■ Brief: Quote all of the data exactly as given. Skip every picture it contains.

____________________

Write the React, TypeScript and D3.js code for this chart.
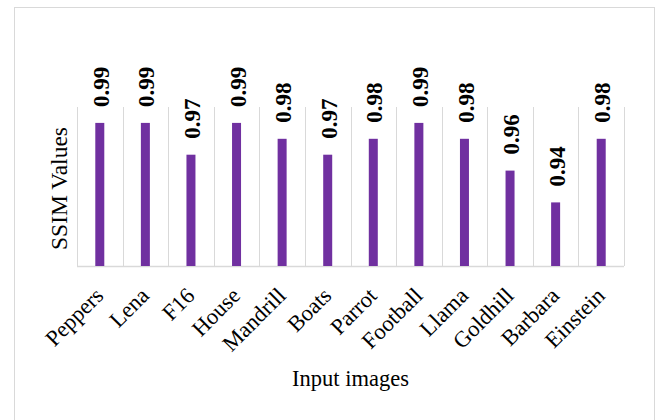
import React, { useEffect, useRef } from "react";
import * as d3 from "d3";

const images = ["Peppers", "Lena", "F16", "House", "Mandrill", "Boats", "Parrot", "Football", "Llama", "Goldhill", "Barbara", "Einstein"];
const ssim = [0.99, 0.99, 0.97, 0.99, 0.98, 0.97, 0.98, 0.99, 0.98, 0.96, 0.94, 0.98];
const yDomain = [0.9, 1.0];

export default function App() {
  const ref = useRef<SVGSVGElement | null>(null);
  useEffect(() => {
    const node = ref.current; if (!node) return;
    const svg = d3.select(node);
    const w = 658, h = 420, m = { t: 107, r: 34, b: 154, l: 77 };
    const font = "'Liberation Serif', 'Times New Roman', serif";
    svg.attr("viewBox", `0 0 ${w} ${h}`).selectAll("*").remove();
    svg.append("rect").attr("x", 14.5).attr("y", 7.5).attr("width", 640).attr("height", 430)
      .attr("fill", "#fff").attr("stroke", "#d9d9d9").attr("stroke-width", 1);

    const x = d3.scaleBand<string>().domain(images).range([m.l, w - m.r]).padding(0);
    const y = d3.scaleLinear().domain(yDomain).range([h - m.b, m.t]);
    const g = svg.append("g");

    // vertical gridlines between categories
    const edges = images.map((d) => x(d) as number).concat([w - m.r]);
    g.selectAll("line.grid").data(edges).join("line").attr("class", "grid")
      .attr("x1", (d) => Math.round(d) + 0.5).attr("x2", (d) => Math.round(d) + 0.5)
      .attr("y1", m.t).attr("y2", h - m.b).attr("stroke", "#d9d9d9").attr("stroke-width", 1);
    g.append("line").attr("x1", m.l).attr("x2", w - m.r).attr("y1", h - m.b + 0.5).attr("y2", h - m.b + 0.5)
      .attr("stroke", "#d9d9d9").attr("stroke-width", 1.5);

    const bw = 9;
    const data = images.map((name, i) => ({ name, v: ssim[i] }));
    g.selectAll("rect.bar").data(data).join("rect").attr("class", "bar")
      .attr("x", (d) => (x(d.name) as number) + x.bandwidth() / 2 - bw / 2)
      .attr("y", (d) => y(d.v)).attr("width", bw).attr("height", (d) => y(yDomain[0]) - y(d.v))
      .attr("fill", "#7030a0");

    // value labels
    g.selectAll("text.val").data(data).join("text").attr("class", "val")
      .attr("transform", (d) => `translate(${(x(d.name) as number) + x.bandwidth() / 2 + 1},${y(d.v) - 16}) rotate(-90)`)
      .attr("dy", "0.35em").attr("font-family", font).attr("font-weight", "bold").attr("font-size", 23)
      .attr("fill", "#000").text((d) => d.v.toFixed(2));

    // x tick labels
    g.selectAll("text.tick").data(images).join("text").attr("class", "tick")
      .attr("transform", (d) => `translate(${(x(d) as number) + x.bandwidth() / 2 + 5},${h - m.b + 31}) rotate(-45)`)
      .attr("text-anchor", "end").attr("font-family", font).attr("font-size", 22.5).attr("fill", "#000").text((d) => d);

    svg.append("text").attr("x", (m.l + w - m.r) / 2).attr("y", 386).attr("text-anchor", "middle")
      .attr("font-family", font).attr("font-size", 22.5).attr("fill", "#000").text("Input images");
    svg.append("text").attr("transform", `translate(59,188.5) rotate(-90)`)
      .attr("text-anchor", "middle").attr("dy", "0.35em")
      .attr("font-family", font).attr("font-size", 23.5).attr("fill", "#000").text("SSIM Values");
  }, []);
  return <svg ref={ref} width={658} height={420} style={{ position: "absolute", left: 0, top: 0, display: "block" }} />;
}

____________________

■ Task output:
Write the React, TypeScript and D3.js code for this chart.
import React, { useEffect, useRef } from "react";
import * as d3 from "d3";

const images = ["Peppers", "Lena", "F16", "House", "Mandrill", "Boats", "Parrot", "Football", "Llama", "Goldhill", "Barbara", "Einstein"];
const ssim = [0.99, 0.99, 0.97, 0.99, 0.98, 0.97, 0.98, 0.99, 0.98, 0.96, 0.94, 0.98];
const yDomain = [0.9, 1.0];

export default function App() {
  const ref = useRef<SVGSVGElement | null>(null);
  useEffect(() => {
    const node = ref.current; if (!node) return;
    const svg = d3.select(node);
    const w = 658, h = 420, m = { t: 107, r: 34, b: 154, l: 77 };
    const font = "'Liberation Serif', 'Times New Roman', serif";
    svg.attr("viewBox", `0 0 ${w} ${h}`).selectAll("*").remove();
    svg.append("rect").attr("x", 14.5).attr("y", 7.5).attr("width", 640).attr("height", 430)
      .attr("fill", "#fff").attr("stroke", "#d9d9d9").attr("stroke-width", 1);

    const x = d3.scaleBand<string>().domain(images).range([m.l, w - m.r]).padding(0);
    const y = d3.scaleLinear().domain(yDomain).range([h - m.b, m.t]);
    const g = svg.append("g");

    // vertical gridlines between categories
    const edges = images.map((d) => x(d) as number).concat([w - m.r]);
    g.selectAll("line.grid").data(edges).join("line").attr("class", "grid")
      .attr("x1", (d) => Math.round(d) + 0.5).attr("x2", (d) => Math.round(d) + 0.5)
      .attr("y1", m.t).attr("y2", h - m.b).attr("stroke", "#d9d9d9").attr("stroke-width", 1);
    g.append("line").attr("x1", m.l).attr("x2", w - m.r).attr("y1", h - m.b + 0.5).attr("y2", h - m.b + 0.5)
      .attr("stroke", "#d9d9d9").attr("stroke-width", 1.5);

    const bw = 9;
    const data = images.map((name, i) => ({ name, v: ssim[i] }));
    g.selectAll("rect.bar").data(data).join("rect").attr("class", "bar")
      .attr("x", (d) => (x(d.name) as number) + x.bandwidth() / 2 - bw / 2)
      .attr("y", (d) => y(d.v)).attr("width", bw).attr("height", (d) => y(yDomain[0]) - y(d.v))
      .attr("fill", "#7030a0");

    // value labels
    g.selectAll("text.val").data(data).join("text").attr("class", "val")
      .attr("transform", (d) => `translate(${(x(d.name) as number) + x.bandwidth() / 2 + 1},${y(d.v) - 16}) rotate(-90)`)
      .attr("dy", "0.35em").attr("font-family", font).attr("font-weight", "bold").attr("font-size", 23)
      .attr("fill", "#000").text((d) => d.v.toFixed(2));

    // x tick labels
    g.selectAll("text.tick").data(images).join("text").attr("class", "tick")
      .attr("transform", (d) => `translate(${(x(d) as number) + x.bandwidth() / 2 + 5},${h - m.b + 31}) rotate(-45)`)
      .attr("text-anchor", "end").attr("font-family", font).attr("font-size", 22.5).attr("fill", "#000").text((d) => d);

    svg.append("text").attr("x", (m.l + w - m.r) / 2).attr("y", 386).attr("text-anchor", "middle")
      .attr("font-family", font).attr("font-size", 22.5).attr("fill", "#000").text("Input images");
    svg.append("text").attr("transform", `translate(59,188.5) rotate(-90)`)
      .attr("text-anchor", "middle").attr("dy", "0.35em")
      .attr("font-family", font).attr("font-size", 23.5).attr("fill", "#000").text("SSIM Values");
  }, []);
  return <svg ref={ref} width={658} height={420} style={{ position: "absolute", left: 0, top: 0, display: "block" }} />;
}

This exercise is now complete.